Brown favors transit upgrades, stricter crime punishment

Rocky Thompson

As an assistant manager and bartender at Tracey’s Saloon in the Seward neighborhood, independent mayoral candidate Gregory A. Brown said he has seen firsthand how Minneapolis has neglected elderly and handicapped people.

Prior to working at Tracey’s, Brown drove a cab for eight years and witnessed the difficulty elderly people face when trying to get from here to there.

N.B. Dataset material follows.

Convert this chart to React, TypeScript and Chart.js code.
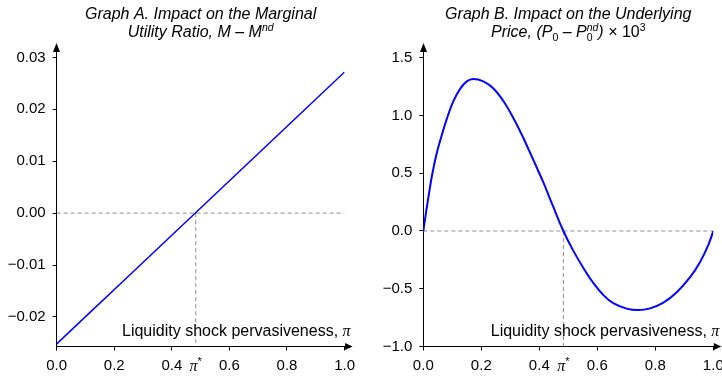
import React, { useEffect, useRef } from "react";
import { Chart, registerables } from "chart.js";

Chart.register(...registerables);

// ---------- data ----------
const xTickValues = [0, 0.2, 0.4, 0.6, 0.8, 1.0];
const piStar = 0.483;

// Graph A: marginal utility ratio impact
const piA = [0, 0.25, 0.5, 0.75, 1.0];
const mA = [-0.0252, -0.0121, 0.001, 0.0141, 0.0272];
const yTicksA = [-0.02, -0.01, 0, 0.01, 0.02, 0.03];
const yMinA = -0.0257;
const yMaxA = 0.0324;

// Graph B: underlying price impact (x 10^3)
const piB = [0, 0.01, 0.02, 0.03, 0.045, 0.058, 0.081, 0.103, 0.127, 0.15, 0.172, 0.207, 0.241, 0.276, 0.31, 0.345, 0.379, 0.414, 0.448, 0.483, 0.517, 0.552, 0.586, 0.621, 0.655, 0.701, 0.741, 0.782, 0.828, 0.874, 0.92, 0.954, 0.983, 1.0];
const pB = [0, 0.17, 0.33, 0.48, 0.66, 0.78, 0.97, 1.12, 1.23, 1.295, 1.315, 1.295, 1.235, 1.125, 0.98, 0.805, 0.617, 0.42, 0.21, 0, -0.17, -0.32, -0.45, -0.555, -0.625, -0.672, -0.685, -0.67, -0.62, -0.53, -0.4, -0.27, -0.12, 0];
const yTicksB = [-1.0, -0.5, 0, 0.5, 1.0, 1.5];
const yMinB = -1.0;
const yMaxB = 1.61;

const axisLabelText = "Liquidity shock pervasiveness, ";

// ---------- styling ----------
const SANS = '"Liberation Sans", Arial, Helvetica, sans-serif';
const SERIF = '"Liberation Serif", "Times New Roman", serif';

type Seg = { t: string; italic?: boolean; size?: number; dy?: number; serif?: boolean; noAdv?: boolean };

function fontOf(s: Seg, base: number) {
  return `${s.italic ? "italic " : ""}${s.size ?? base}px ${s.serif ? SERIF : SANS}`;
}

function drawRich(ctx: CanvasRenderingContext2D, segs: Seg[], x: number, y: number, align: "center" | "right", base: number) {
  let total = 0;
  for (const s of segs) {
    ctx.font = fontOf(s, base);
    if (!s.noAdv) total += ctx.measureText(s.t).width;
  }
  let cx = align === "center" ? x - total / 2 : x - total;
  ctx.textAlign = "left";
  ctx.textBaseline = "alphabetic";
  for (const s of segs) {
    ctx.font = fontOf(s, base);
    ctx.fillText(s.t, cx, y + (s.dy ?? 0));
    if (!s.noAdv) cx += ctx.measureText(s.t).width;
  }
}

const titleA: Seg[][] = [
  [{ t: "Graph A. Impact on the Marginal", italic: true }],
  [{ t: "Utility Ratio, M \u2013 M", italic: true }, { t: "nd", italic: true, size: 10.5, dy: -6 }],
];
const titleB: Seg[][] = [
  [{ t: "Graph B. Impact on the Underlying", italic: true }],
  [
    { t: "Price, (P", italic: true },
    { t: "0", size: 10.5, dy: 4 },
    { t: " \u2013 P", italic: true },
    { t: "0", size: 10.5, dy: 4, noAdv: true },
    { t: "nd", italic: true, size: 10.5, dy: -6 },
    { t: ")", italic: true },
    { t: " \u00d7 10" },
    { t: "3", size: 10.5, dy: -6 },
  ],
];

type Spec = {
  xs: number[];
  ys: number[];
  yTicks: number[];
  yMin: number;
  yMax: number;
  dec: number;
  yWidth: number;
  padRight: number;
  lineWidth: number;
  title: Seg[][];
};

const specA: Spec = { xs: piA, ys: mA, yTicks: yTicksA, yMin: yMinA, yMax: yMaxA, dec: 2, yWidth: 56.7, padRight: 15, lineWidth: 1.5, title: titleA };
const specB: Spec = { xs: piB, ys: pB, yTicks: yTicksB, yMin: yMinB, yMax: yMaxB, dec: 1, yWidth: 62.3, padRight: 27.7, lineWidth: 2, title: titleB };

function fmt(v: number, d: number) {
  const s = Math.abs(v).toFixed(d);
  return v < -1e-9 ? "\u2212" + s : s;
}

function makeDecor(spec: Spec) {
  return {
    id: "decor",
    afterDraw(chart: any) {
      const { ctx, chartArea: a, scales } = chart;
      ctx.save();
      ctx.fillStyle = "#000";
      ctx.strokeStyle = "#000";
      ctx.lineWidth = 1;
      const ax = Math.round(a.left - 0.5) + 0.5;
      const ay = Math.round(a.bottom - 0.5) + 0.5;
      // y-axis arrow
      ctx.beginPath();
      ctx.moveTo(ax, 43);
      ctx.lineTo(ax - 3.5, 52);
      ctx.lineTo(ax + 3.5, 52);
      ctx.closePath();
      ctx.fill();
      // x-axis arrow
      ctx.beginPath();
      ctx.moveTo(a.right, ay);
      ctx.lineTo(a.right + 4, ay);
      ctx.stroke();
      ctx.beginPath();
      ctx.moveTo(a.right + 8, ay);
      ctx.lineTo(a.right + 0.5, ay - 3.5);
      ctx.lineTo(a.right + 0.5, ay + 3.5);
      ctx.closePath();
      ctx.fill();
      // titles
      const cx = (a.left + a.right) / 2;
      drawRich(ctx, spec.title[0], cx, 18.7, "center", 16);
      drawRich(ctx, spec.title[1], cx, 37, "center", 16);
      // axis label
      drawRich(ctx, [{ t: axisLabelText }, { t: "\u03c0", italic: true, serif: true }], a.right + 6, a.bottom - 11, "right", 16);
      // pi* tick label
      const px = scales.x.getPixelForValue(piStar);
      drawRich(ctx, [{ t: "\u03c0", italic: true, serif: true, size: 16 }, { t: "*", size: 11, dy: -6 }], px, 371, "center", 16);
      ctx.restore();
    },
  };
}

function buildConfig(spec: Spec): any {
  const tickFont = { family: SANS, size: 15 };
  const grid = { drawOnChartArea: false, drawTicks: true, tickLength: 4, color: "#000", lineWidth: 1 };
  const border = { display: true, color: "#000", width: 1 };
  return {
    type: "line",
    data: {
      datasets: [
        {
          data: spec.xs.map((x, i) => ({ x, y: spec.ys[i] })),
          borderColor: "#0000ff",
          borderWidth: spec.lineWidth,
          pointRadius: 0,
          tension: 0.4,
          fill: false,
        },
        {
          data: [{ x: 0, y: 0 }, { x: 1, y: 0 }],
          borderColor: "#8c8c8c",
          borderWidth: 1,
          borderDash: [4, 3],
          pointRadius: 0,
          fill: false,
        },
        {
          data: [{ x: piStar, y: 0 }, { x: piStar, y: spec.yMin }],
          borderColor: "#8c8c8c",
          borderWidth: 1,
          borderDash: [4, 3],
          pointRadius: 0,
          fill: false,
        },
      ],
    },
    options: {
      responsive: false,
      animation: false,
      events: [],
      layout: { padding: { top: 45, left: 0, right: spec.padRight, bottom: 0 } },
      plugins: { legend: { display: false }, tooltip: { enabled: false }, title: { display: false } },
      scales: {
        x: {
          type: "linear",
          min: 0,
          max: 1,
          afterBuildTicks: (s: any) => {
            s.ticks = xTickValues.map((v) => ({ value: v }));
          },
          afterFit: (s: any) => {
            s.height = 29.5;
          },
          ticks: { color: "#000", font: tickFont, padding: 6, autoSkip: false, maxRotation: 0, callback: (v: any) => fmt(Number(v), 1) },
          grid,
          border,
        },
        y: {
          type: "linear",
          min: spec.yMin,
          max: spec.yMax,
          afterBuildTicks: (s: any) => {
            s.ticks = spec.yTicks.map((v) => ({ value: v }));
          },
          afterFit: (s: any) => {
            s.width = spec.yWidth;
          },
          ticks: { color: "#000", font: tickFont, padding: 7, autoSkip: false, callback: (v: any) => fmt(Number(v), spec.dec) },
          grid,
          border,
        },
      },
    },
    plugins: [makeDecor(spec)],
  };
}

function Panel({ spec, left, width }: { spec: Spec; left: number; width: number }) {
  const ref = useRef<HTMLCanvasElement | null>(null);
  useEffect(() => {
    if (!ref.current) return;
    const chart = new Chart(ref.current, buildConfig(spec));
    return () => chart.destroy();
  }, [spec]);
  return (
    <div style={{ position: "absolute", left, top: 0, width, height: 376 }}>
      <canvas ref={ref} width={width} height={376} style={{ display: "block", width, height: 376 }} />
    </div>
  );
}

export default function App() {
  return (
    <div style={{ position: "absolute", left: 0, top: 0, width: 722, height: 376, overflow: "hidden", background: "#fff" }}>
      <Panel spec={specA} left={0} width={361} />
      <Panel spec={specB} left={361} width={380} />
    </div>
  );
}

If elected, the 46-year-old said he would make it a priority to install a better service that would make it easier for the elderly to get around.

Regan McCormack, a wait-staff coordinator who works with Brown, said she has watched Brown for the past four and a half years do everything in his power to accommodate people who are handicapped.

“It might not seem like a big deal to rearrange tables to accommodate some of our special needs customers, but that’s just an example of the way Gregory goes out of his way to help these people daily,” McCormack said.

Rodney Johari, a Republican candidate for mayor, said he agrees with Brown that transportation for elderly people is an issue in the election.

“I spoke with a man who has to arrange his rides with Metro Mobility three days in advance,” Johari said.

In addition to transportation, Brown said he sees crime and housing costs as important city issues.

Brown said he thinks there are too many plea bargains and that many people do not have to pay for their crimes.

“Specifically, for crimes against the elderly, mentally handicapped and children, there should be no plea bargains,” he said.

Brown said if elected he would not tolerate these crimes and feels that stricter punishment would lead to a reduction in crime.

Brown said revamping vacant buildings and buildings with boarded windows – coupled with building more multi-unit properties around the city – could help to alleviate some of the unaffordable-housing burden.

Will Janecek, a local entrepreneur and landlord, said he agrees.

“The city needs more high-density, high-rise buildings, and they need to be able to sell the units inexpensively,” he said.

Janecek also said he feels housing is the most important issue in the mayoral race and that the issue will be most influential on how he votes.

Although he is not actively campaigning on the issue, Brown said he also thinks the cost of attending universities is getting too expensive: “My son goes to (the University of Minnesota-Duluth), so I know firsthand how expensive universities are.”

And although Brown said he feels the state Legislature and Gov. Jesse Ventura didn’t give enough money to higher education in the last session, the Minneapolis native said he is seeking Ventura’s endorsement.

Although Brown is not seasoned in politics, McCormack said Brown has a lot to offer the city.

“He draws on a wealth of life experience and has a fresh approach, a new set of ideas,” she said.